Dan: I'll tell you, my advice to faculty is simple: You need to get people off Minitab. Minitab is a worksheet and its capabilities are super low. Is it better than just an add-in for Excel? Maybe. But I think there are a lot of folks who learn Minitab in college who would be better off learning JMP.
It's interesting to see textbooks that have Minitab examples up until a point, and then the rest of the book is JMP. So when you go to the tougher stuff, you go to JMP, and then you use Minitab for the easy stuff? Why even do that? Why would you waste your time with Minitab?
Meg: We’re having this conversation during Discovery Summit, and I know you've been here at JMP’s offices in the past – including when you sat on a customer steering committee. In other words, you’re really engaged. What value does that level of engagement deliver both to you professionally and to Hexion?

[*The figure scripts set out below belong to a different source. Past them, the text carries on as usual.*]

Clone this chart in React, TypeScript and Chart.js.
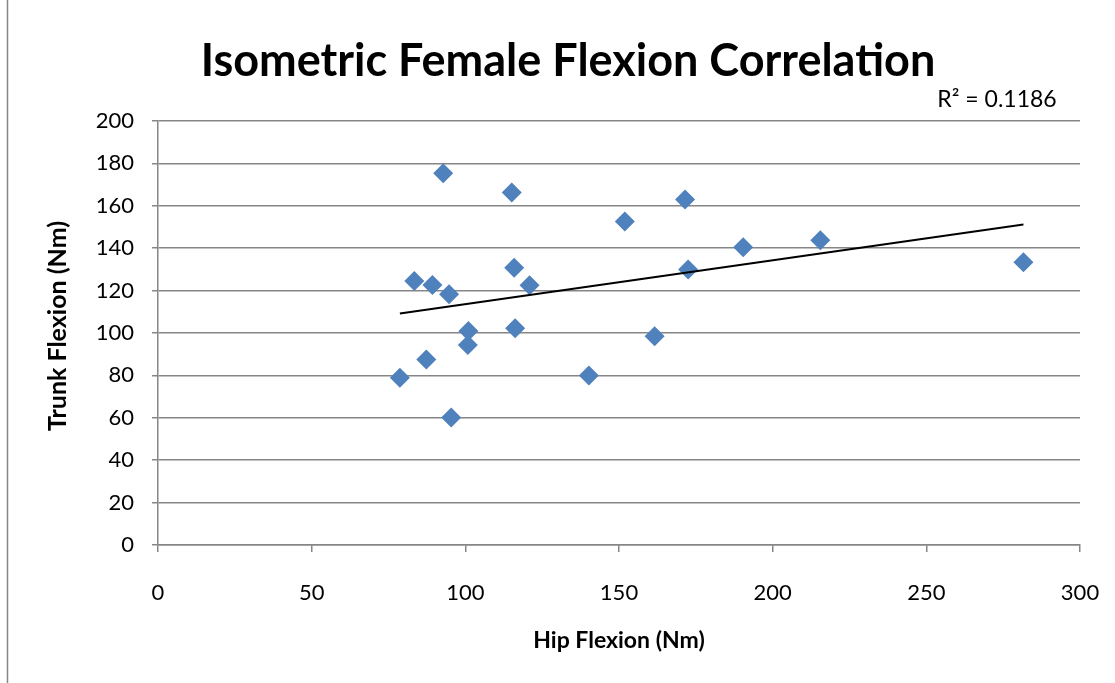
import React, { useEffect, useRef } from "react";
import { Chart, registerables } from "chart.js";

Chart.register(...registerables);

const chartTitle = "Isometric Female Flexion Correlation";
const xAxisTitle = "Hip Flexion (Nm)";
const yAxisTitle = "Trunk Flexion (Nm)";
const rSquaredLabel = "R² = 0.1186";

const hipFlexion = [
  78.7, 83.4, 87.3, 89.3, 92.8, 94.7, 95.4, 101.0, 100.8, 115.1, 115.9,
  116.2, 120.9, 140.2, 151.9, 161.6, 171.5, 172.5, 190.4, 215.5, 281.6,
];
const trunkFlexion = [
  78.9, 124.5, 87.5, 122.6, 175.3, 118.3, 60.2, 100.9, 94.3, 166.3, 130.8,
  102.2, 122.5, 80.0, 152.6, 98.5, 163.0, 130.0, 140.4, 143.7, 133.4,
];

const xMin = 0;
const xMax = 300;
const xStep = 50;
const yMin = 0;
const yMax = 200;
const yStep = 20;

const FONT = "Lato, 'Open Sans', sans-serif";
const GRID = "#868686";

function linearFit(xs: number[], ys: number[]) {
  const n = xs.length;
  const mx = xs.reduce((a, b) => a + b, 0) / n;
  const my = ys.reduce((a, b) => a + b, 0) / n;
  let sxy = 0;
  let sxx = 0;
  for (let i = 0; i < n; i++) {
    sxy += (xs[i] - mx) * (ys[i] - my);
    sxx += (xs[i] - mx) * (xs[i] - mx);
  }
  const slope = sxy / sxx;
  return { slope, intercept: my - slope * mx };
}

const textPlugin = {
  id: "textPlugin",
  afterDraw(chart: any) {
    const ctx = chart.ctx as CanvasRenderingContext2D;
    ctx.save();
    // outer chart border (left edge visible)
    ctx.strokeStyle = GRID;
    ctx.lineWidth = 1.5;
    ctx.beginPath();
    ctx.moveTo(7.5, 0);
    ctx.lineTo(7.5, chart.height);
    ctx.stroke();

    ctx.fillStyle = "#000";
    ctx.textAlign = "center";
    ctx.textBaseline = "alphabetic";
    ctx.font = `bold 45px ${FONT}`;
    ctx.fillText(chartTitle, 568, 76);

    ctx.font = `23px ${FONT}`;
    ctx.textBaseline = "middle";
    ctx.fillText(rSquaredLabel, 997, 100);

    ctx.font = `bold 23px ${FONT}`;
    ctx.fillText(xAxisTitle, 619, 641);

    ctx.translate(58, 326);
    ctx.rotate(-Math.PI / 2);
    ctx.font = `bold 25px ${FONT}`;
    ctx.fillText(yAxisTitle, 0, 0);
    ctx.restore();
  },
};

export default function App() {
  const ref = useRef<HTMLCanvasElement | null>(null);

  useEffect(() => {
    if (!ref.current) return;
    const fit = linearFit(hipFlexion, trunkFlexion);
    const xLo = Math.min(...hipFlexion);
    const xHi = Math.max(...hipFlexion);
    const trend = [
      { x: xLo, y: fit.intercept + fit.slope * xLo },
      { x: xHi, y: fit.intercept + fit.slope * xHi },
    ];
    const points = hipFlexion.map((x, i) => ({ x, y: trunkFlexion[i] }));

    const chart = new Chart(ref.current, {
      type: "scatter",
      data: {
        datasets: [
          {
            type: "line",
            label: "Linear",
            data: trend,
            borderColor: "#000",
            borderWidth: 2,
            pointRadius: 0,
            fill: false,
            showLine: true,
          } as any,
          {
            label: "Trunk vs Hip",
            data: points,
            pointStyle: "rectRot",
            pointRadius: 10,
            pointHoverRadius: 10,
            backgroundColor: "#4F81BD",
            borderColor: "#4F81BD",
            borderWidth: 0,
          },
        ],
      },
      options: {
        responsive: false,
        animation: false,
        layout: { padding: { left: 10, right: 35, top: 121, bottom: 10 } },
        plugins: {
          legend: { display: false },
          title: { display: false },
          tooltip: { enabled: false },
        },
        scales: {
          x: {
            type: "linear",
            min: xMin,
            max: xMax,
            afterFit: (s: any) => {
              s.height = 128;
              s.paddingLeft = 0;
              s.paddingRight = 0;
            },
            ticks: {
              stepSize: xStep,
              color: "#000",
              font: { family: FONT, size: 22 },
              padding: 28,
              maxRotation: 0,
            },
            grid: {
              drawOnChartArea: false,
              drawTicks: true,
              tickLength: 7,
              color: GRID,
              lineWidth: 1.5,
            },
            border: { display: true, color: GRID, width: 1.5 },
          },
          y: {
            type: "linear",
            min: yMin,
            max: yMax,
            afterFit: (s: any) => {
              s.width = 148;
              s.paddingTop = 0;
              s.paddingBottom = 0;
            },
            ticks: {
              stepSize: yStep,
              color: "#000",
              font: { family: FONT, size: 22 },
              padding: 18,
            },
            grid: {
              drawOnChartArea: true,
              drawTicks: true,
              tickLength: 6,
              color: GRID,
              lineWidth: 1.5,
            },
            border: { display: true, color: GRID, width: 1.5 },
          },
        },
      },
      plugins: [textPlugin],
    } as any);

    return () => chart.destroy();
  }, []);

  return (
    <div style={{ position: "absolute", left: 0, top: 0, width: 1115, height: 683, background: "#fff" }}>
      <canvas ref={ref} width={1115} height={683} />
    </div>
  );
}
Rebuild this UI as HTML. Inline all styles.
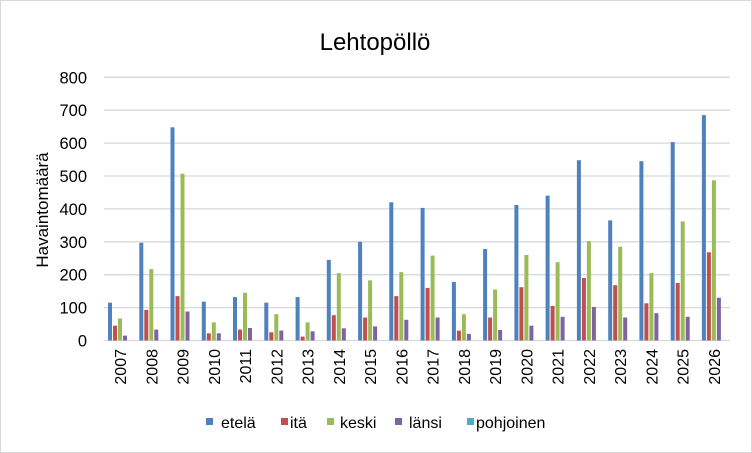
<!DOCTYPE html>
<html><head><meta charset="utf-8"><style>
html,body{margin:0;padding:0;background:#fff;}
svg{display:block;font-family:"Liberation Sans",sans-serif;}
</style></head><body>
<svg id="c" width="752" height="453" xmlns="http://www.w3.org/2000/svg">
<rect x="0.5" y="0.5" width="751" height="452" fill="#fff" stroke="#d9d9d9"/>
<text x="375" y="50" font-size="24" text-anchor="middle" fill="#000">Lehtopöllö</text>
<text transform="translate(48,210) rotate(-90)" font-size="17" text-anchor="middle" fill="#000">Havaintomäärä</text>
<g id="g"></g>
<g font-size="16" fill="#000">
<rect x="206" y="418" width="7" height="7" fill="#4f81bd"/><text x="221" y="428">etelä</text>
<rect x="281" y="418" width="7" height="7" fill="#c0504d"/><text x="290" y="428">itä</text>
<rect x="327" y="418" width="7" height="7" fill="#9bbb59"/><text x="340" y="428">keski</text>
<rect x="395" y="418" width="7" height="7" fill="#8064a2"/><text x="409" y="428">länsi</text>
<rect x="467" y="418" width="7" height="7" fill="#4bacc6"/><text x="476" y="428">pohjoinen</text>
</g>
</svg>
<script>
var d=[[115,45,67,15],[297,93,217,33],[648,135,507,88],[118,22,55,22],[132,33,145,38],[115,25,80,30],[132,12,55,28],[245,77,205,37],[300,70,183,43],[420,135,208,63],[403,160,258,70],[178,30,80,20],[278,70,155,32],[412,162,260,45],[440,105,238,72],[548,190,302,102],[365,168,285,70],[545,113,205,83],[603,175,362,72],[685,268,487,130]];
var col=["#4f81bd","#c0504d","#9bbb59","#8064a2"];
var s="",y0=340.5,k=263.2/800;
for(var i=0;i<=8;i++){var y=y0-i*100*k;s+='<line x1="104" x2="730" y1="'+y.toFixed(1)+'" y2="'+y.toFixed(1)+'" stroke="#d9d9d9" stroke-width="1.3"/>';
s+='<text x="87" y="'+(y+6).toFixed(1)+'" font-size="16.5" text-anchor="end">'+(i*100)+'</text>';}
for(var g=0;g<20;g++){var bx=108+g*31.26;
for(var j=0;j<4;j++){var h=d[g][j]*k;s+='<rect x="'+(bx+j*5).toFixed(1)+'" y="'+(y0-h).toFixed(1)+'" width="4" height="'+h.toFixed(1)+'" fill="'+col[j]+'"/>';}
var cx=bx+12.5;s+='<text transform="translate('+(cx+5.5).toFixed(1)+',349) rotate(-90)" font-size="16" text-anchor="end">'+(2007+g)+'</text>';}
document.getElementById("g").innerHTML=s;
</script>
</body></html>
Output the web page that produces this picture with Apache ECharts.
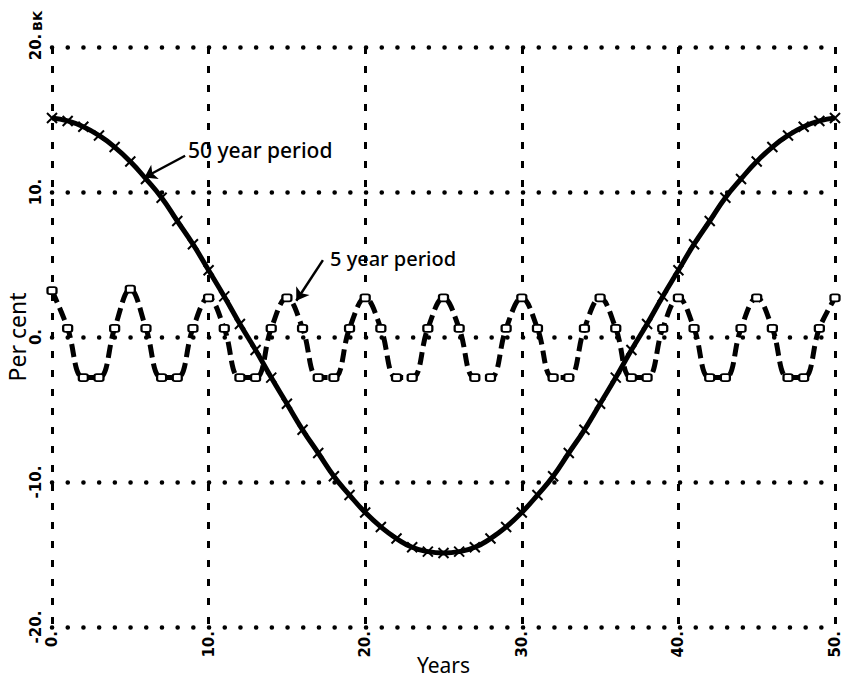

Dan: When you come here [to Discovery Summit] it’s all about those little tips and tricks that are the key to efficiency. Every time I’m around someone who uses JMP – even if they’re not expert JMP users – I learn things because they know a trick that I don't know.
As you learn those tricks, you start cruising through JMP. And as you learn more techniques and which techniques work in certain types of situations, you're able to better address real world problems. It becomes a snowball rolling down the hill; your knowledge and capabilities are advancing. As a new user, you always start slow. It's how you advance your knowledge to get the snowball rolling with its own momentum that makes the difference. Being around JMP people really helps accelerate things.
You always come out [of Discovery Summit] with new ideas. You've just seen people who are very excited about what they're doing. You can’t help but to get a little boost in energy and motivation.
And you pick up things here that you hadn't thought of before. I can tell you that I have seen some super clever things at Discovery Summit. For me, clever is getting some incredible result by something very simple. I've seen that here, and it was just like, "Well, that is super simple, but wow, is that effective." I can apply it maybe not exactly like they did, but there's an application to my work.
For example, one time, I brought back a technique that came from the world of autonomous vehicles. I saw that it could work for chemistry. And it has been super effective for me ever since.
People start congratulating you on your success because you started using a technique you learned at Discovery, and it's a pretty powerful statement relative to the effectiveness of attending these conferences.